Start from first principles:

• Assets that rarely change should be aggressively cached and fingerprinted (hash in filename).
• HTML can often be cached with smart invalidation, or at least served quickly from edge networks.
• API responses can be cached (or partially cached) when freshness requirements allow it.
• You should know what is cacheable, for how long, and what invalidates it.

MDN’s overview of HTTP caching is a good reference when you need to choose between directives like max-age, s-maxage, stale-while-revalidate, and when you want to avoid the classic “why didn’t the browser cache this?” confusion.

A stability bonus: caching reduces the load on origin systems, which reduces cascading failures during traffic spikes. A fast site often becomes stable simply because it stops overworking its own infrastructure.

Reduce the Blast Radius: Design for Partial Failure

“Hard to break” doesn’t mean “never fails.” It means “fails gently.” Most outages aren’t total datacenter meltdowns. They’re partial: a third-party vendor slows down, one region has packet loss, one endpoint times out, one experiment ships a bug.

Resilient patterns that pay off:

• Timeouts with sane defaults (waiting forever is not a plan).
• Retries with backoff (and a cap), not infinite hammering.
• Circuit breakers for flaky dependencies (stop calling the thing that’s on fire).
• Feature flags and kill switches for risky code paths.
• Fallback UI that preserves user intent (drafts, local state, queued actions).

On the frontend, a single broken script shouldn’t erase the entire app. Use error boundaries (or equivalent) and isolate third-party scripts so they cannot block primary rendering. On the backend, isolate “optional” features from “core” features so you can shed load without losing the product’s main function.

This is also where operational maturity shows up: do you have a rollback path that takes minutes, not hours? Can you ship a hotfix without rebuilding the world?

Keep JavaScript Honest: Less Work on the Main Thread

Browsers are extremely fast at rendering and extremely easy to overload with JavaScript. A site can have small bundles and still feel slow if it does expensive work at the wrong time.

What usually hurts:

• Huge client-side state initialization before showing content.
• Too many synchronous tasks during startup.
• Heavy libraries for trivial problems.
• Rendering lists without virtualization.
• Recalculating layout repeatedly (forced reflow).

What usually helps:

• Code-splitting based on routes and user intent (load what’s needed now).
• Deferring analytics and ads until after interactivity (or using lightweight modes).
• Moving expensive work off the main thread (Web Workers) when appropriate.
• Avoiding “render loops” caused by unnecessary state changes.
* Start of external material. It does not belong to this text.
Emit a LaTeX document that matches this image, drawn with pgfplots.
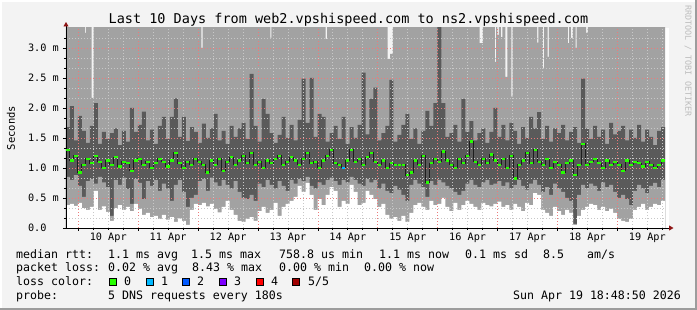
\documentclass[border=0pt]{standalone}
\usepackage{fontspec}
\setmainfont{DejaVu Sans Mono}
\setmonofont{DejaVu Sans Mono}
\usepackage{pgfplots}
\usepackage{pgfplotstable}
\pgfplotsset{compat=1.18}
\usetikzlibrary{arrows.meta}
\definecolor{bgc}{HTML}{F3F3F3}
\definecolor{framedark}{HTML}{9C9C9C}
\definecolor{smokelight}{HTML}{A2A2A2}
\definecolor{smokedark}{HTML}{5A5A5A}
\definecolor{medblack}{HTML}{1E1E1E}
\definecolor{lossgreen}{HTML}{26FF00}
\definecolor{lossone}{HTML}{00B8FF}
\definecolor{losstwo}{HTML}{0059FF}
\definecolor{lossthree}{HTML}{7E00FF}
\definecolor{lossfour}{HTML}{FF0000}
\definecolor{lossfive}{HTML}{A00000}
\definecolor{gridred}{HTML}{EC7A7A}
\definecolor{gridgray}{HTML}{C8C8C8}
\definecolor{arrowred}{HTML}{8E1414}
\definecolor{wmark}{HTML}{BDBDBD}

\pgfplotstableread{
i mn q2 q4 med
0 0.38 0.85 1.68 1.30
1 0.40 0.80 2.03 1.12
2 0.37 0.88 1.46 1.20
3 0.42 0.70 1.87 0.92
4 0.33 0.52 1.62 1.05
5 0.30 0.78 1.42 1.15
6 0.35 0.82 1.70 1.08
7 0.62 0.74 2.08 1.20
8 0.30 0.85 1.40 1.10
9 0.36 0.76 1.60 1.00
10 0.27 0.68 1.48 1.12
11 0.12 0.20 1.58 1.05
12 0.33 0.80 1.66 1.18
13 0.38 0.72 1.38 1.02
14 0.30 0.84 1.62 1.10
15 0.35 0.65 1.44 1.08
16 0.28 0.40 2.00 0.95
17 0.40 0.82 1.60 1.12
18 0.32 0.75 1.72 1.15
19 0.22 0.48 1.94 1.05
20 0.25 0.78 1.46 1.10
21 0.18 0.70 1.64 1.00
22 0.20 0.80 1.40 1.08
23 0.15 0.62 1.70 1.15
24 0.22 0.74 1.85 1.10
25 0.14 0.66 1.48 1.02
26 0.18 0.45 1.85 1.12
27 0.10 0.72 2.16 1.25
28 0.16 0.80 1.52 1.08
29 0.12 0.60 1.85 1.00
30 0.05 0.35 1.45 1.10
31 0.30 0.50 1.68 1.05
32 0.40 0.55 1.60 1.15
33 0.38 0.78 1.42 1.10
34 0.42 0.82 1.74 1.05
35 0.36 0.62 1.50 0.92
36 0.40 0.84 1.66 1.12
37 0.32 0.76 1.90 1.05
38 0.26 0.70 1.46 1.15
39 0.35 0.80 1.62 0.95
40 0.45 0.72 1.40 1.10
41 0.30 0.66 1.70 1.18
42 0.22 0.78 1.52 1.05
43 0.12 0.60 1.66 1.12
44 0.10 0.50 1.75 1.20
45 0.15 0.48 1.48 1.08
46 0.18 0.55 2.57 1.25
47 0.12 0.45 1.70 1.05
48 0.28 0.74 1.44 1.10
49 0.35 0.68 2.15 1.00
50 0.25 0.80 1.90 1.12
51 0.30 0.72 1.58 1.08
52 0.42 0.66 1.42 1.15
53 0.20 0.78 1.55 1.20
54 0.35 0.70 1.85 1.05
55 0.40 0.62 1.50 1.10
56 0.45 0.80 1.72 1.18
57 0.52 0.74 1.46 1.12
58 0.70 0.82 1.80 1.05
59 0.60 0.78 2.49 1.15
60 0.75 0.85 1.75 1.25
61 0.55 0.70 2.50 1.08
62 0.30 0.66 1.52 1.10
63 0.48 0.76 1.90 1.00
64 0.38 0.72 1.85 1.12
65 0.55 0.80 1.44 1.20
66 0.68 0.84 1.58 1.30
67 0.62 0.78 1.70 1.08
68 0.35 0.72 1.48 1.05
69 0.45 0.80 1.85 1.00
70 0.40 0.76 1.40 1.12
71 0.72 0.85 1.68 1.30
72 0.60 0.80 1.50 1.10
73 0.38 0.74 1.72 1.15
74 0.42 0.70 2.59 1.05
75 0.62 0.82 1.56 1.18
76 0.55 0.76 2.15 1.25
77 0.48 0.80 2.34 1.10
78 0.35 0.66 1.46 1.05
79 0.40 0.74 1.58 1.12
80 0.22 0.62 1.70 1.00
81 0.15 0.58 2.47 1.08
82 0.18 0.70 1.44 1.05
83 0.12 0.64 1.55 1.05
84 0.20 0.55 1.72 1.05
85 0.10 0.45 1.90 0.88
86 0.25 0.72 1.48 0.92
87 0.38 0.80 1.66 1.12
88 0.42 0.74 1.40 1.05
89 0.35 0.68 1.62 1.20
90 0.30 0.52 1.95 0.76
91 0.45 0.78 1.70 1.08
92 0.38 0.72 2.08 1.15
93 0.40 0.80 3.40 1.10
94 0.50 0.76 2.08 1.27
95 0.35 0.70 1.52 1.12
96 0.28 0.66 1.58 1.05
97 0.42 0.60 1.72 1.00
98 0.30 0.55 1.44 1.15
99 0.38 0.62 2.15 1.08
100 0.45 0.74 1.60 1.20
101 0.40 0.80 1.78 1.44
102 0.35 0.72 1.46 1.10
103 0.30 0.68 1.58 1.05
104 0.42 0.76 1.66 1.15
105 0.38 0.80 1.42 1.08
106 0.36 0.72 1.60 1.22
107 0.40 0.74 2.00 1.12
108 0.44 0.78 1.52 1.05
109 0.35 0.70 1.72 1.15
110 0.38 0.76 1.46 1.00
111 0.30 0.66 1.75 1.20
112 0.40 0.72 1.62 0.82
113 0.35 0.80 1.40 1.05
114 0.28 0.70 1.68 1.12
115 0.42 0.64 1.50 1.25
116 0.38 0.74 1.85 1.08
117 0.58 0.80 1.66 1.30
118 0.55 0.72 1.93 1.10
119 0.30 0.60 1.48 1.05
120 0.25 0.68 1.70 1.15
121 0.20 0.55 1.44 1.00
122 0.35 0.74 1.66 1.10
123 0.28 0.66 1.58 1.05
124 0.22 0.60 1.72 0.92
125 0.30 0.50 1.46 1.08
126 0.25 0.45 1.60 1.12
127 0.05 0.07 1.68 0.88
128 0.20 0.55 1.42 1.05
129 0.30 0.72 2.49 1.40
130 0.35 0.66 1.66 1.05
131 0.40 0.74 1.48 1.10
132 0.38 0.70 1.70 1.15
133 0.30 0.62 1.52 1.08
134 0.35 0.76 1.64 1.00
135 0.28 0.68 1.40 1.12
136 0.32 0.72 1.75 1.05
137 0.25 0.60 1.56 1.10
138 0.15 0.50 1.62 1.05
139 0.12 0.55 1.70 0.95
140 0.10 0.48 1.46 1.12
141 0.15 0.38 1.64 1.05
142 0.30 0.62 1.50 1.10
143 0.35 0.72 1.72 1.08
144 0.40 0.66 1.44 1.02
145 0.30 0.58 1.64 1.10
146 0.35 0.70 1.52 1.05
147 0.40 0.75 1.38 1.00
148 0.38 0.68 1.62 1.05
149 0.45 0.80 1.68 1.12
150 0.45 0.80 1.68 1.12
}\data

\pgfplotstableread{
x v
0 3.5
4.75 3.25
5.0 3.5
6.4 2.17
6.9 3.5
33.9 3.0
34.2 3.5
51.2 3.17
51.45 3.5
65.0 3.15
65.4 3.5
80.55 2.82
81.15 2.9
81.85 3.5
103.6 3.08
104.4 3.5
107.4 2.77
107.7 3.5
108.0 3.22
108.4 3.5
108.9 3.18
109.3 3.5
110.0 2.52
110.5 3.5
111.5 2.19
111.85 3.5
118.0 3.09
118.3 3.5
119.4 2.67
119.75 3.5
120.6 2.85
120.9 3.5
125.7 3.08
126.0 3.5
126.4 3.17
126.9 3.5
127.6 3.0
127.9 3.5
130.25 3.25
130.7 3.5
150 3.5
}\maxtab

\begin{document}
\begin{tikzpicture}[x=1pt,y=1pt]
\useasboundingbox (0,0) rectangle (697,310);
\fill[bgc] (0,0) rectangle (697,310);
\fill[white] (0,308) rectangle (697,310);
\fill[white] (0,0) rectangle (2,310);
\fill[framedark] (0,0) rectangle (697,2);
\fill[framedark] (695,0) rectangle (697,310);
\fill[white] (665,82) rectangle (669,282);

\begin{axis}[
  at={(66pt,82pt)}, anchor=south west,
  width=599pt, height=200pt, scale only axis,
  xmin=0, xmax=150, ymin=0, ymax=3.33333,
  axis lines=left,
  axis on top,
  x axis line style={line width=0.9pt, -{Triangle[width=5pt,length=4.5pt,color=arrowred]}, shorten >=-8.5pt},
  y axis line style={line width=0.9pt, -{Triangle[width=5pt,length=4.5pt,color=arrowred]}, shorten >=-6pt},
  xtick={3.08,18.08,33.08,48.08,63.08,78.08,93.08,108.08,123.08,138.08},
  xticklabels={},
  minor xtick={6.83,10.58,14.33,21.83,25.58,29.33,36.83,40.58,44.33,51.83,55.58,59.33,66.83,70.58,74.33,81.83,85.58,89.33,96.83,100.58,104.33,111.83,115.58,119.33,126.83,130.58,134.33,141.83,145.58,149.33},
  extra x ticks={10.58,25.58,40.58,55.58,70.58,85.58,100.58,115.58,130.58,145.58},
  extra x tick labels={10 Apr,11 Apr,12 Apr,13 Apr,14 Apr,15 Apr,16 Apr,17 Apr,18 Apr,19 Apr},
  extra x tick style={grid=none, major tick length=0pt},
  ytick={0,0.5,1,1.5,2,2.5,3},
  yticklabels={0.0\phantom{ m},0.5 m,1.0 m,1.5 m,2.0 m,2.5 m,3.0 m},
  minor ytick={0.16667,0.33333,0.66667,0.83333,1.16667,1.33333,1.66667,1.83333,2.16667,2.33333,2.66667,2.83333,3.16667},
  xmajorgrids, ymajorgrids, xminorgrids, yminorgrids,
  major grid style={draw=gridred, line width=0.8pt, dash pattern=on 1pt off 2pt},
  minor grid style={draw=gridgray, line width=0.8pt, dash pattern=on 1pt off 2pt},
  tick align=outside,
  major tick length=3pt, minor tick length=2pt,
  tick style={black, line width=0.8pt},
  xticklabel style={font=\fontsize{10.2pt}{12pt}\selectfont, anchor=north, inner sep=0pt, yshift=-5pt},
  yticklabel style={font=\fontsize{10.2pt}{12pt}\selectfont, anchor=east, inner sep=0pt, xshift=-4pt},
  clip=true,
]
\addplot[const plot, fill=smokelight, draw=none] table[x=x,y=v] {\maxtab} \closedcycle;
\addplot[const plot, fill=smokedark, draw=none] table[x=i,y=q4] {\data} \closedcycle;
\addplot[const plot, fill=smokelight, draw=none] table[x=i,y=q2] {\data} \closedcycle;
\addplot[const plot, fill=white, draw=none] table[x=i,y=mn] {\data} \closedcycle;
\addplot[const plot mark mid, draw=medblack, line width=1pt, skip coords between index={150}{151}] table[x expr=\thisrow{i}+0.5, y=med] {\data};
\addplot[only marks, mark=-, mark size=1.7pt, mark options={draw=lossgreen, line width=2.6pt}, skip coords between index={150}{151}] table[x expr=\thisrow{i}+0.5, y=med] {\data};
\addplot[only marks, mark=-, mark size=1.7pt, mark options={draw=lossone, line width=2.6pt}] coordinates {(69.5,1.00)};
\end{axis}

% title
\node[anchor=base, inner sep=0pt] at (348.5,286) {\fontsize{13.5pt}{16pt}\selectfont Last 10 Days from web2.vpshispeed.com to ns2.vpshispeed.com};
% y label
\node[rotate=90, anchor=center, inner sep=0pt] at (11,182) {\fontsize{10.5pt}{12pt}\selectfont Seconds};
% watermark
\node[rotate=-90, anchor=west, inner sep=0pt, text=wmark] at (688,305) {\fontsize{8.4pt}{10pt}\selectfont RRDTOOL / TOBI OETIKER};

% legend
\begin{scope}[every node/.style={anchor=base west, inner sep=0pt, font=\fontsize{11.6pt}{13pt}\selectfont}]
\node at (16,51.5) {median rtt:};
\node at (108,51.5) {1.1 ms avg};
\node at (191,51.5) {1.5 ms max};
\node at (279,51.5) {758.8 us min};
\node at (379,51.5) {1.1 ms now};
\node at (465,51.5) {0.1 ms sd};
\node at (543,51.5) {8.5};
\node at (587,51.5) {am/s};
\node at (16,38) {packet loss:};
\node at (108,38) {0.02 \% avg};
\node at (192,38) {8.43 \% max};
\node at (279,38) {0.00 \% min};
\node at (364,38) {0.00 \% now};
\node at (16,24) {loss color:};
\node at (124,24) {0};
\node at (161,24) {1};
\node at (197,24) {2};
\node at (234,24) {3};
\node at (271,24) {4};
\node at (308,24) {5/5};
\node at (16,10) {probe:};
\node at (108,10) {5 DNS requests every 180s};
\node[anchor=base east] at (681,10) {Sun Apr 19 18:48:50 2026};
\end{scope}
\filldraw[fill=lossgreen, draw=black, line width=0.8pt] (109.5,24.5) rectangle (116.5,31.5);
\filldraw[fill=lossone, draw=black, line width=0.8pt] (146.5,24.5) rectangle (153.5,31.5);
\filldraw[fill=losstwo, draw=black, line width=0.8pt] (182.5,24.5) rectangle (189.5,31.5);
\filldraw[fill=lossthree, draw=black, line width=0.8pt] (219.5,24.5) rectangle (226.5,31.5);
\filldraw[fill=lossfour, draw=black, line width=0.8pt] (256.5,24.5) rectangle (263.5,31.5);
\filldraw[fill=lossfive, draw=black, line width=0.8pt] (292.5,24.5) rectangle (299.5,31.5);
\end{tikzpicture}
\end{document}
If you can cut main-thread blocking work, you often get both speed and stability: fewer long tasks means fewer janky frames, fewer input delays, and fewer “it froze” user reports.

Add Guardrails: Performance Budgets, CI Checks, and Production Alerts

Without guardrails, every improvement will be quietly erased over the next month. Someone adds a chat widget, marketing adds a new tag, product wants a new animation, and suddenly your “fast” site becomes “mysteriously heavy.”

Guardrails that work in practice:

• A performance budget (bundle size, critical request count, image weight for key pages).
• CI checks that fail builds on major regressions (or at least warn loudly).
• Synthetic monitoring for critical flows (homepage load, login, checkout).
• RUM dashboards with alerts for real user degradation.

The key is to focus guardrails on what users feel, not on vanity metrics. If your score is perfect but users still complain, you’re measuring the wrong thing.

The Bottom Line: Make It Measurable, Make It Boring, Make It Stick

Fast and stable websites aren’t created by one genius refactor. They’re created by a repeatable loop: measure reality, ship small targeted improvements, verify impact, and lock in guardrails so the win survives future changes.

If you do only one thing this week: pick one high-traffic page, define one user-centric target (loading, responsiveness, or stability), make one change that attacks the biggest bottleneck, and then add one guardrail to prevent regression. That’s how “hard to break” is built—quietly, consistently, and with receipts.